D – ownership interest in a private limited company:
Sections 116–117 of Act No 513/1991, as amended – if the deceased died after 1 January 1992
Section 116 of the Commercial Code (Obchodný zákonník):
(2) An ownership interest is inheritable. If this is not a company with a sole member, the memorandum of association can exclude the succession of an ownership interest. A beneficiary who is not the sole member can seek the revocation of his or her participation if the beneficiary cannot be required in fairness to be a member …
Section 117 of the Commercial Code:
(1) The division of an ownership interest is only possible in its assignment or transfer to the member’s beneficiary or legal successor. The general meeting’s approval is required for the division of an ownership interest.
(2) The memorandum of association can exclude the division of an ownership interest.
(3) In the division of an ownership interest, the amount of the investment set out in Section 109(1) must be maintained (the value of a member’s investment must be at least EUR 750).
E – the deceased’s wage:
Section 35 of Act No 311/2001, the Labour Code (Zákonník práce), as amended
Unless separate legislation provides otherwise, an employee’s financial entitlements do not lapse on his or her death. The employee’s wage entitlements from employment, up to four times the employee’s average monthly earnings, pass directly to the employee’s spouse, children and parents if they lived in the employee’s household at the time of death. If there are no such persons, the wage entitlements become subject to succession.
F – pensions:
(1) Section 21 of Act No 650/2004 on supplementary pension schemes, as amended
The current value of the personal account of a participant who is a recipient of a temporary supplementary old-age pension or a temporary supplementary service pension, is subject to succession if in the pension contract the deceased participant who is a recipient of a temporary supplementary old-age pension or a temporary supplementary service pension did not name another natural or legal person as the beneficiary to whom the current value of the personal account should be paid.

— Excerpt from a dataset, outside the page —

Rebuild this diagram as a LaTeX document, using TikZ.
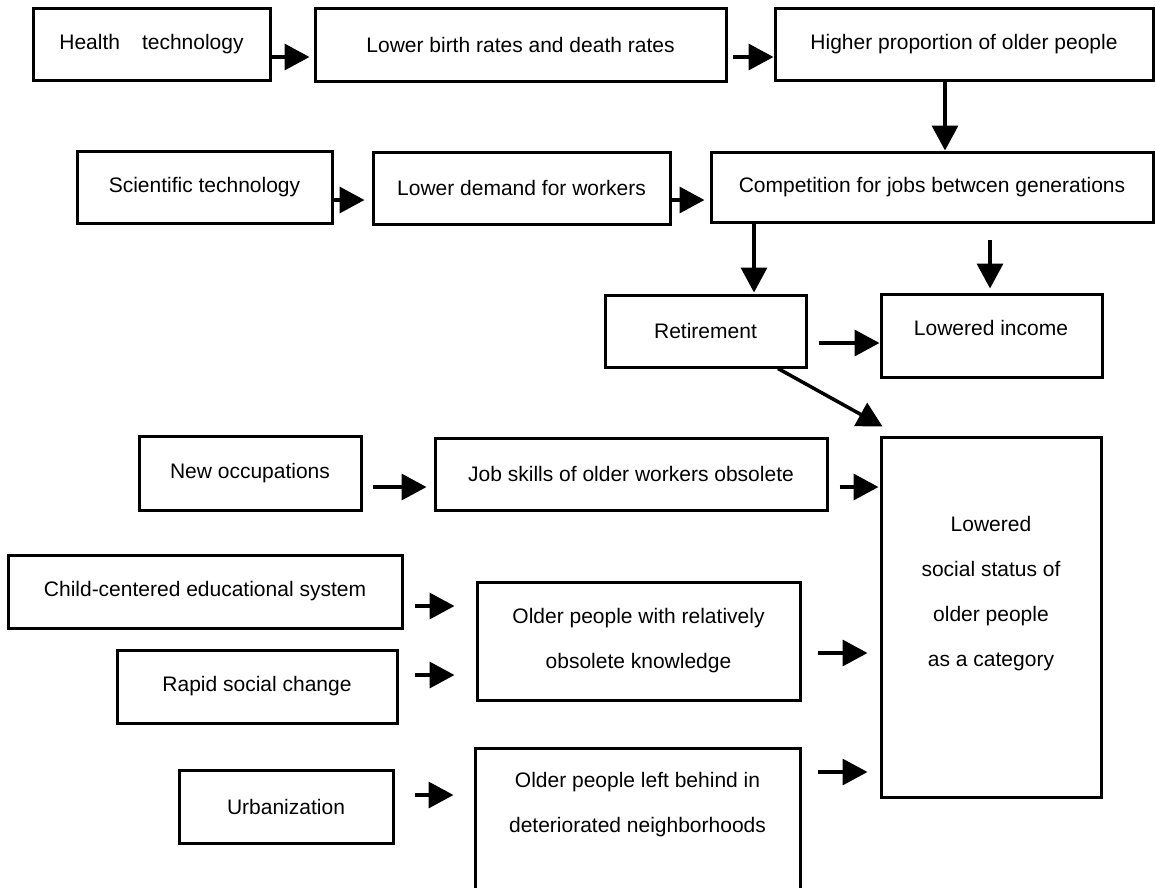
\documentclass[tikz,border=0pt]{standalone}
\usepackage{fontspec}
\setmainfont{Liberation Sans}
\usetikzlibrary{arrows.meta,calc}
\begin{document}
\begin{tikzpicture}[x={(1pt,0pt)}, y={(0pt,-1pt)},
  box/.style={draw, line width=3pt, inner sep=0pt, align=center, font=\fontsize{21}{45}\selectfont},
  txt/.style={inner sep=0pt, align=center, font=\fontsize{21}{45}\selectfont},
  arr/.style={line width=3.5pt, -{Triangle[length=25pt,width=26pt]}}]
\fill[white] (0,0) rectangle (1156,887);
\useasboundingbox (0,0) rectangle (1156,887);
\clip (0,0) rectangle (1156,887);

% boxes
\node[box, minimum width=237pt, minimum height=72pt] (health) at (151.5,44) {Health\hspace{22pt}technology};
\node[box, minimum width=411pt, minimum height=73pt] (births) at (520.5,44.5) {Lower birth rates and death rates};
\node[box, minimum width=378pt, minimum height=72pt] (higher) at (964,44) {Higher proportion of older people};
\node[box, minimum width=255pt, minimum height=72pt] (sci) at (204.5,187) {Scientific technology};
\node[box, minimum width=297pt, minimum height=72pt] (demand) at (521.5,188) {Lower demand for workers};
\node[box, minimum width=442pt, minimum height=70pt] (comp) at (932,187) {Competition for jobs betwcen generations};
\node[box, minimum width=201pt, minimum height=72pt] (retire) at (705.5,331) {Retirement};
\node[box, minimum width=221pt, minimum height=83pt] (income) at (991.5,335.5) {};
\node[txt] (incometext) at (991,328) {Lowered income};
\node[box, minimum width=222pt, minimum height=74pt] (newocc) at (250,473) {New occupations};
\node[box, minimum width=392pt, minimum height=72pt] (skills) at (631,474) {Job skills of older workers obsolete};
\node[box, minimum width=220pt, minimum height=360pt] (big) at (991,617) {};
\node[txt] (bigtext) at (991,593.5) {Lowered\\social status of\\older people\\as a category};
\node[box, minimum width=394pt, minimum height=73pt] (child) at (205,591.5) {Child-centered educational system};
\node[box, minimum width=323pt, minimum height=118pt] (oldrel) at (638.5,641) {Older people with relatively\\obsolete knowledge};
\node[box, minimum width=280pt, minimum height=73pt] (rapid) at (257,686.5) {Rapid social change};
\node[box, minimum width=214pt, minimum height=73pt] (urban) at (286,806.5) {Urbanization};
\node[box, minimum width=325pt, minimum height=152pt] (behind) at (637.5,824) {};
\node[txt] (behindtext) at (637.5,804.5) {Older people left behind in\\deteriorated neighborhoods};

\coordinate (incomein) at (990,240);

% connectors
\draw[arr, shorten >=4pt] ($(health.east)+(0,13)$) -- ($(births.west)+(0,12.5)$);
\draw[arr, shorten <=5pt] ($(births.east)+(0,12.5)$) -- ($(higher.west)+(0,13)$);
\draw[arr] ($(higher.south)+(-19,0)$) -- ($(comp.north)+(13,0)$);
\draw[arr, shorten >=7pt] ($(sci.east)+(0,13)$) -- ($(demand.west)+(0,12)$);
\draw[arr, shorten >=5pt] ($(demand.east)+(0,12)$) -- ($(comp.west)+(0,13)$);
\draw[arr, shorten >=1pt] ($(comp.south)+(-178,0)$) -- ($(retire.north)+(48.5,0)$);
\draw[arr, shorten >=4pt] (incomein) -- ($(income.north)+(-1.5,0)$);
\draw[arr, shorten <=11pt] ($(retire.east)+(0,12)$) -- ($(income.west)+(0,7.5)$);
\draw[arr] ($(retire.south)+(72.5,0)$) -- ($(big.north west)+(3,-9)$);
\draw[arr, shorten <=10pt, shorten >=7pt] ($(newocc.east)+(0,14)$) -- ($(skills.west)+(0,13)$);
\draw[arr, shorten <=11pt, shorten >=1pt] ($(skills.east)+(0,13)$) -- ($(big.west)+(0,-130)$);
\draw[arr, shorten <=11pt, shorten >=21pt] ($(child.east)+(0,14.5)$) -- ($(oldrel.west)+(0,-35)$);
\draw[arr, shorten <=16pt, shorten >=21pt] ($(rapid.east)+(0,-11.5)$) -- ($(oldrel.west)+(0,34)$);
\draw[arr, shorten <=16pt, shorten >=12pt] ($(oldrel.east)+(0,12)$) -- ($(big.west)+(0,36)$);
\draw[arr, shorten <=16pt, shorten >=12pt] ($(behind.east)+(0,-52)$) -- ($(big.west)+(0,155)$);
\draw[arr, shorten <=20pt, shorten >=20pt] ($(urban.east)+(0,-11.5)$) -- ($(behind.west)+(0,-29)$);
\end{tikzpicture}
\end{document}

(2) Sections 40–40a of Act No 43/2004 on old-age pension schemes, as amended
(1) On the death of a contributor to an old-age pension scheme, the beneficiary who the contributor named in the pension contract is entitled to the payment of an amount corresponding to the current value of the deceased’s personal pension account on the day the pensions company learnt of the contributor’s death, less the mandatory contributions that were requested by the Social Insurance Agency (Sociálna poisťovňa) and unduly transferred on behalf of the deceased, and less the costs the pensions company has reasonably incurred for paying out this amount in cash or transferring it to a country other than a member of the eurozone, and plus the mandatory contributions that the Social Insurance Agency has yet to transfer. If the contributor did not name any beneficiary in the pension contract, or if there is no beneficiary, these assets become subject to succession.
(2) The beneficiary is not entitled to the payment of the amount under subsection (1) if a court has found in a final ruling that such person intentionally caused the contributor’s death.
(1) On the death of a recipient of a lifetime pension, the beneficiary who the recipient named in the pension insurance contract is entitled to the payment of an amount under Section 32(2) or a lump-sum benefit under Section 46g(5) as at the day the insurer leant of the recipient’s death. If the recipient did not name any beneficiary in the pension insurance contract, or if there is no beneficiary, the amount defined in the first sentence becomes subject to succession.
(2) The beneficiary referred to in subsection (1) is not entitled to the payment of the amount under Section 32(2) or a lump-sum benefit payment under Section 46g(5) if a court has found in a final ruling that such person intentionally caused the recipient’s death.
Section 118 of Act No 461/2003 on social security, as amended
(1) If a natural person who satisfied the conditions for entitlement to a benefit died after claiming the entitlement to the benefit and the entitlement to its payment, this person’s entitlements to the amounts due on the day he or she died pass, successively, to the spouse, children and parents.
(2) If a natural person who satisfied the conditions for entitlement to sickness benefits, an injury allowance, a rehabilitation allowance, a retraining allowance, a guarantee insurance benefit or unemployment benefit, but died before claiming the entitlement to these benefits, this person’s entitlements to the amounts due on the day he or she died pass, successively, to the spouse, children and parents.
(3) If a benefit was awarded before the death of a natural person who satisfied the conditions for entitlement to the benefit and entitlement to its payment, the amounts due that had not been be paid as at the day this person died are paid to the natural persons listed in subsection (1) (first sentence).
(4) The entitlements passing to the natural persons listed in subsections (1) to (3) are not subject to succession; they become subject to succession if there are no such natural persons.
(5) If there are no natural persons who would become entitled to benefits under subsections (1) to (4), these benefits are other income for the source fund from which they were to have been paid.
Yes. Either it is the deceased’s right to specify the persons who will acquire the assets after his or death instead of the legal beneficiaries (e.g. a supplementary pension contract), or this concerns a certain category of assets where the law specifies how it should be disposed of after the deceased had died (e.g. measures for the settlement of ownership rights to land, social security benefits).
For immovable property, if succession proceedings ignore the regulations set out in the first question, the authority responsible for maintaining the land registry does not record a newly-acquired property title in the land registry.
In succession proceedings held in Slovakia, the regulations set out in the first question are applied, on the instructions of the court, by the notary conducting the succession proceedings. The outcome of these proceedings is an order on succession, and any party who believes it is not in compliance with the special regimes in force may file a remedy to challenge the outcome.